_REQUEST_.
Retype, word for word, the lines from the first line of the entries through the line that holds "var labelFont = '10px"; leave out the pictures.

◆ ◆ ◆ ◆ ◆

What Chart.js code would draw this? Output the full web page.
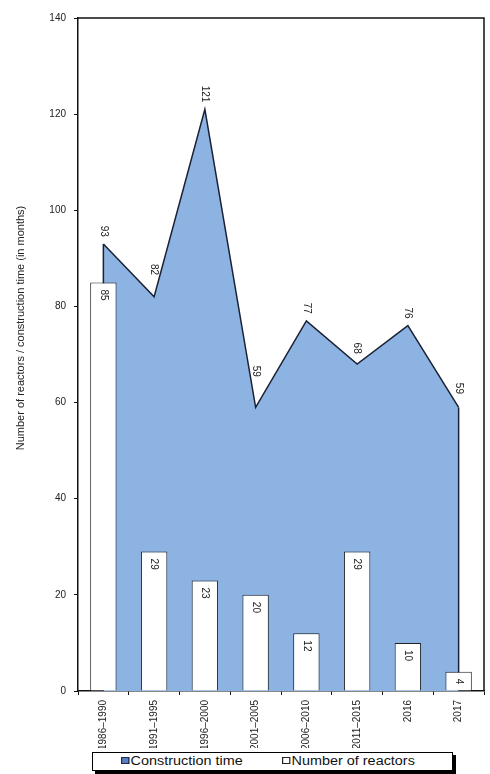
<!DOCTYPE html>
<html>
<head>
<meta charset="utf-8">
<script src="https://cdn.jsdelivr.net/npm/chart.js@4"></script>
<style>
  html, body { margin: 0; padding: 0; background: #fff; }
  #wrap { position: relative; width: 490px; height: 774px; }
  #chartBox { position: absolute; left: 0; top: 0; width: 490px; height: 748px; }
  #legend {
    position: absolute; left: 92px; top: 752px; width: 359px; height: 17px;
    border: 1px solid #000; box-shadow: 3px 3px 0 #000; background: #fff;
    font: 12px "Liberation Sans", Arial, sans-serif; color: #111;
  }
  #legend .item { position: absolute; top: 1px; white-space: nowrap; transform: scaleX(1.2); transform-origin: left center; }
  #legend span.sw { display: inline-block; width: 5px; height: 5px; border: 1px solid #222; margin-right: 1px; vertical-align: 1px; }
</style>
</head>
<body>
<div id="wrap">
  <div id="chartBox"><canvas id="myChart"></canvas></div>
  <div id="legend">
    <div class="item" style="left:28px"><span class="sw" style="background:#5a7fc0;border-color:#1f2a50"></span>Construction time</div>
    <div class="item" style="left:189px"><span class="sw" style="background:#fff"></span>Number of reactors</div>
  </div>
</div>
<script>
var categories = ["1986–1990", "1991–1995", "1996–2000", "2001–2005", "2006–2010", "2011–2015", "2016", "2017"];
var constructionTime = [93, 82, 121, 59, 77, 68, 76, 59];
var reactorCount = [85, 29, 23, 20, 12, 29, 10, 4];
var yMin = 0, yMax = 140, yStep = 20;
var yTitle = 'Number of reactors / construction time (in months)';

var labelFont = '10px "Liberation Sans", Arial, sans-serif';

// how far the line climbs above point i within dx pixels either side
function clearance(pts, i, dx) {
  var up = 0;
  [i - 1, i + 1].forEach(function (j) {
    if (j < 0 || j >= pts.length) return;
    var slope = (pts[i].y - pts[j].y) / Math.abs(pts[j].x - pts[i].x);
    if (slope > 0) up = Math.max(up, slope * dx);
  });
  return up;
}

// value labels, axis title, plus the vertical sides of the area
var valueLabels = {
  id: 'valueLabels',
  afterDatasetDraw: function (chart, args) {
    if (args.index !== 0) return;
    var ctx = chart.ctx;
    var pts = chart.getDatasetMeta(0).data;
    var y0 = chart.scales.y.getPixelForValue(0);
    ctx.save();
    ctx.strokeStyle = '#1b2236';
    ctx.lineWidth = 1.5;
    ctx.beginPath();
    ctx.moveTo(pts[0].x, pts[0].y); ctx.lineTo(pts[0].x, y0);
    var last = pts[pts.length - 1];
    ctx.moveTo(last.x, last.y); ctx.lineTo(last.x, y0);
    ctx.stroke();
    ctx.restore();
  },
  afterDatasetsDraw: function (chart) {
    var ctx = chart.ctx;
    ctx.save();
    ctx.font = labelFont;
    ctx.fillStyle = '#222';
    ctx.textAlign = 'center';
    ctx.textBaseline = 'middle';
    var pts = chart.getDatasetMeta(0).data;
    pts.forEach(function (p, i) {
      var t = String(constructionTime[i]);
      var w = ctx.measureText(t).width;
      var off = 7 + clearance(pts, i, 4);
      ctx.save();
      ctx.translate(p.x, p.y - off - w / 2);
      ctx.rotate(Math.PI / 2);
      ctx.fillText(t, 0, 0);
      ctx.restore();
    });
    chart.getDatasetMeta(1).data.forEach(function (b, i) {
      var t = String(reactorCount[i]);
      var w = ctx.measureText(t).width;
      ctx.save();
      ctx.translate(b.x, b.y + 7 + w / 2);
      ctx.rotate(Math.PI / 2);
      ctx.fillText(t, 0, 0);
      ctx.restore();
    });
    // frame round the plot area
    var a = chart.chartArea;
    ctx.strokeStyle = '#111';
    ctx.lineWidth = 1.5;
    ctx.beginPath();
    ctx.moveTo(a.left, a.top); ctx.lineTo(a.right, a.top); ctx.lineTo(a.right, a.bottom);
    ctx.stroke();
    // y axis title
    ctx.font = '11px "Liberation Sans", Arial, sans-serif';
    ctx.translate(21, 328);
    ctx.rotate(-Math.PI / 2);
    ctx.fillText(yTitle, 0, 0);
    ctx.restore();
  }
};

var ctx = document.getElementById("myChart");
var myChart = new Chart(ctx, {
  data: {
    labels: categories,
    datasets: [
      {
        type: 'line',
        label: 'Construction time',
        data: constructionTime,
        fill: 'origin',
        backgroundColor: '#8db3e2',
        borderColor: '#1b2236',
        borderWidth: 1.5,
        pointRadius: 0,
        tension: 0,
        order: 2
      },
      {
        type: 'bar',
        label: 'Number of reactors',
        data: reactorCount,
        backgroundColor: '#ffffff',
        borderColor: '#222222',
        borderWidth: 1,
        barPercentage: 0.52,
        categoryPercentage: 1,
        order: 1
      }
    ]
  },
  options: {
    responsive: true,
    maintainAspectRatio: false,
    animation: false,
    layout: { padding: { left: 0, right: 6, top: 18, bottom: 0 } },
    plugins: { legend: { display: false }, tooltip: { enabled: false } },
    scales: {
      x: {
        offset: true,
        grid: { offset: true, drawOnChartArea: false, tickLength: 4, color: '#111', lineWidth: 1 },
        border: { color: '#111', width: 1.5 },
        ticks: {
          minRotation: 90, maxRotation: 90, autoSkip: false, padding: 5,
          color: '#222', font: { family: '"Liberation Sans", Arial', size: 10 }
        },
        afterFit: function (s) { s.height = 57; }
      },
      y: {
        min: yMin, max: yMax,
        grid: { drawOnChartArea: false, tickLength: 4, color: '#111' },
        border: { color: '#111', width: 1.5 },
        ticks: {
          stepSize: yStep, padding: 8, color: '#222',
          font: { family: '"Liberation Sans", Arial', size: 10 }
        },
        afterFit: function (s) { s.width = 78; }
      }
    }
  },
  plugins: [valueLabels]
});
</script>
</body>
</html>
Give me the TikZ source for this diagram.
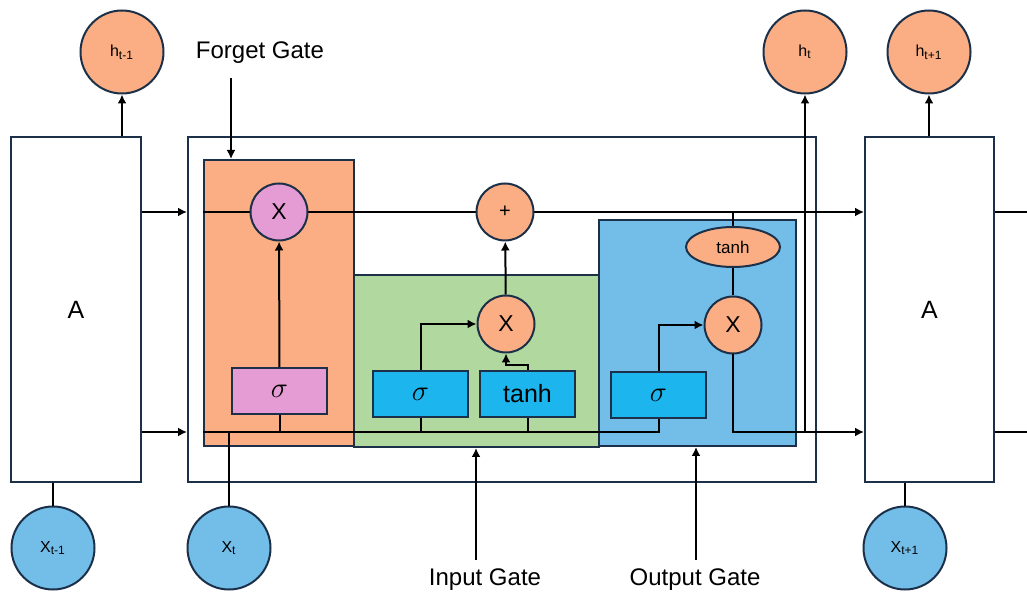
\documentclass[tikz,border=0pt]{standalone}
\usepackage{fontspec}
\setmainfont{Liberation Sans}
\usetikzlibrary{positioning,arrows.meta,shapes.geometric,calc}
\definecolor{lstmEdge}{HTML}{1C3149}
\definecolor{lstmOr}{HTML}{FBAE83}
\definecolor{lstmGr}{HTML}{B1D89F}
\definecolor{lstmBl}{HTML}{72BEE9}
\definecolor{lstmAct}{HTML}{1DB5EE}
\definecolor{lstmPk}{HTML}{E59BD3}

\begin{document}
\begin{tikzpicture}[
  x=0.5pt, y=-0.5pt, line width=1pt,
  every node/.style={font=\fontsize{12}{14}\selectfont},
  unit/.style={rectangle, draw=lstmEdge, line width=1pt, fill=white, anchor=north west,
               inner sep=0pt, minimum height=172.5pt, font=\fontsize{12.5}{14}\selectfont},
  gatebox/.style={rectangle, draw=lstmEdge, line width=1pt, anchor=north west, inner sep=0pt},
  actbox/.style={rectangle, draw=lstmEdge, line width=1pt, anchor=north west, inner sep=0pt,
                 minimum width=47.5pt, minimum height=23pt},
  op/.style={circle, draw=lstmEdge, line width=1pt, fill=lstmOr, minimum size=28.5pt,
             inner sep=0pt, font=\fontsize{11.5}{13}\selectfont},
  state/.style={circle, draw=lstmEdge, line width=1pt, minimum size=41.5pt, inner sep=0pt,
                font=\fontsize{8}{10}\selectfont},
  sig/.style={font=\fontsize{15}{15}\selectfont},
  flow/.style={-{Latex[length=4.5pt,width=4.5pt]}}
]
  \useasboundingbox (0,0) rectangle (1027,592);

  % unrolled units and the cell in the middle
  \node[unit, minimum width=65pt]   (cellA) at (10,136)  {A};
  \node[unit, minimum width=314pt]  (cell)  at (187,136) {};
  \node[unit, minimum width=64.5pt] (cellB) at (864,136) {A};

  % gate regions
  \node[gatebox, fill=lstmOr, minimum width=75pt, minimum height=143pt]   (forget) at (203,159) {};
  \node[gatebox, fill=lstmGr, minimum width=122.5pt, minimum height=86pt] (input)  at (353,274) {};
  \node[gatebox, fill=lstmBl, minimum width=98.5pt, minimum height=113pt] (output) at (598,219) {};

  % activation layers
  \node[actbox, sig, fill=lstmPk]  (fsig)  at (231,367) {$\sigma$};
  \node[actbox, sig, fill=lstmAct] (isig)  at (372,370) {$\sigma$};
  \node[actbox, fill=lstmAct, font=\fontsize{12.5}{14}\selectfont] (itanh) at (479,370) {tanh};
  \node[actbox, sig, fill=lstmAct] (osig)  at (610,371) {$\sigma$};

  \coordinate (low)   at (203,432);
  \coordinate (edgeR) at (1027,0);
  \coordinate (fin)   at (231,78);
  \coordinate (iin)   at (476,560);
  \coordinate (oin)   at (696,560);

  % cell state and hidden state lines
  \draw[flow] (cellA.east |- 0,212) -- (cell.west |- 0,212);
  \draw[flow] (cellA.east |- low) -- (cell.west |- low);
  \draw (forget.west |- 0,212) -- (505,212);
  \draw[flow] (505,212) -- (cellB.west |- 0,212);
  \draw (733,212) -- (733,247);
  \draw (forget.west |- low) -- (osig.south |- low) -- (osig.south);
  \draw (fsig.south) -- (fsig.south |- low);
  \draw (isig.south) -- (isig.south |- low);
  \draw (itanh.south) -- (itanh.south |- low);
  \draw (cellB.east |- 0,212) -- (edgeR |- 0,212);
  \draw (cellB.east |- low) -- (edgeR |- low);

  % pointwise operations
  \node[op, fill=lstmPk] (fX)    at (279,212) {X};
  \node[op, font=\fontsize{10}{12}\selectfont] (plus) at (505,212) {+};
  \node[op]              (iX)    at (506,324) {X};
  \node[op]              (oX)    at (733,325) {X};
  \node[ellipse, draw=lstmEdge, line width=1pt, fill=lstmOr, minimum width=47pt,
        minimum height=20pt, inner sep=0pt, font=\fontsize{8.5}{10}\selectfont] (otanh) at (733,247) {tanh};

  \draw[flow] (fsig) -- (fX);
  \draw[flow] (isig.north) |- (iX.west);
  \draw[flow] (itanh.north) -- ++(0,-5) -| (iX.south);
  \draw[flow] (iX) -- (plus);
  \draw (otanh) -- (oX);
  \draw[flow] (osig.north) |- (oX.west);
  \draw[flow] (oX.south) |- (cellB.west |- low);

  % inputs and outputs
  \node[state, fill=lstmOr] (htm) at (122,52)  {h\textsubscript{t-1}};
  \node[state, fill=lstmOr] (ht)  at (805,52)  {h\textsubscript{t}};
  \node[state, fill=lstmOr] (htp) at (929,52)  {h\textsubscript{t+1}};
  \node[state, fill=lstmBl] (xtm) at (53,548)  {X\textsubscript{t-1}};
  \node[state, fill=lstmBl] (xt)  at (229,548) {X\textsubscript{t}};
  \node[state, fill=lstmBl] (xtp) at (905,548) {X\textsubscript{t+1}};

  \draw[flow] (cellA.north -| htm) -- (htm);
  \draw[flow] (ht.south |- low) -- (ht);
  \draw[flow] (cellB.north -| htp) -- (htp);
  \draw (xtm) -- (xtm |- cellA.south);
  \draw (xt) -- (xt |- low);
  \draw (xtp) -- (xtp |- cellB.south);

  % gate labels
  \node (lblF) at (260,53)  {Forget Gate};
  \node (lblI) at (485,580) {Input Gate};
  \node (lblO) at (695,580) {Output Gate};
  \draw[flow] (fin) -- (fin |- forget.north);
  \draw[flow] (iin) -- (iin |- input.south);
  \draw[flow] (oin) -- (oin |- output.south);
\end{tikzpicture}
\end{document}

◆ ◆ ◆ ◆ ◆

_WRITTEN RESPONSE_.
What Chart.js code would draw this? Output the full web page.
<!DOCTYPE html>
<html>
<head>
<meta charset="utf-8">
<script src="https://cdn.jsdelivr.net/npm/chart.js@4"></script>
<style>
  html, body { margin: 0; padding: 0; background: #fff; }
  #wrap { position: relative; width: 490px; height: 774px; }
  #chartBox { position: absolute; left: 0; top: 0; width: 490px; height: 748px; }
  #legend {
    position: absolute; left: 92px; top: 752px; width: 359px; height: 17px;
    border: 1px solid #000; box-shadow: 3px 3px 0 #000; background: #fff;
    font: 12px "Liberation Sans", Arial, sans-serif; color: #111;
  }
  #legend .item { position: absolute; top: 1px; white-space: nowrap; transform: scaleX(1.2); transform-origin: left center; }
  #legend span.sw { display: inline-block; width: 5px; height: 5px; border: 1px solid #222; margin-right: 1px; vertical-align: 1px; }
</style>
</head>
<body>
<div id="wrap">
  <div id="chartBox"><canvas id="myChart"></canvas></div>
  <div id="legend">
    <div class="item" style="left:28px"><span class="sw" style="background:#5a7fc0;border-color:#1f2a50"></span>Construction time</div>
    <div class="item" style="left:189px"><span class="sw" style="background:#fff"></span>Number of reactors</div>
  </div>
</div>
<script>
var categories = ["1986–1990", "1991–1995", "1996–2000", "2001–2005", "2006–2010", "2011–2015", "2016", "2017"];
var constructionTime = [93, 82, 121, 59, 77, 68, 76, 59];
var reactorCount = [85, 29, 23, 20, 12, 29, 10, 4];
var yMin = 0, yMax = 140, yStep = 20;
var yTitle = 'Number of reactors / construction time (in months)';

var labelFont = '10px "Liberation Sans", Arial, sans-serif';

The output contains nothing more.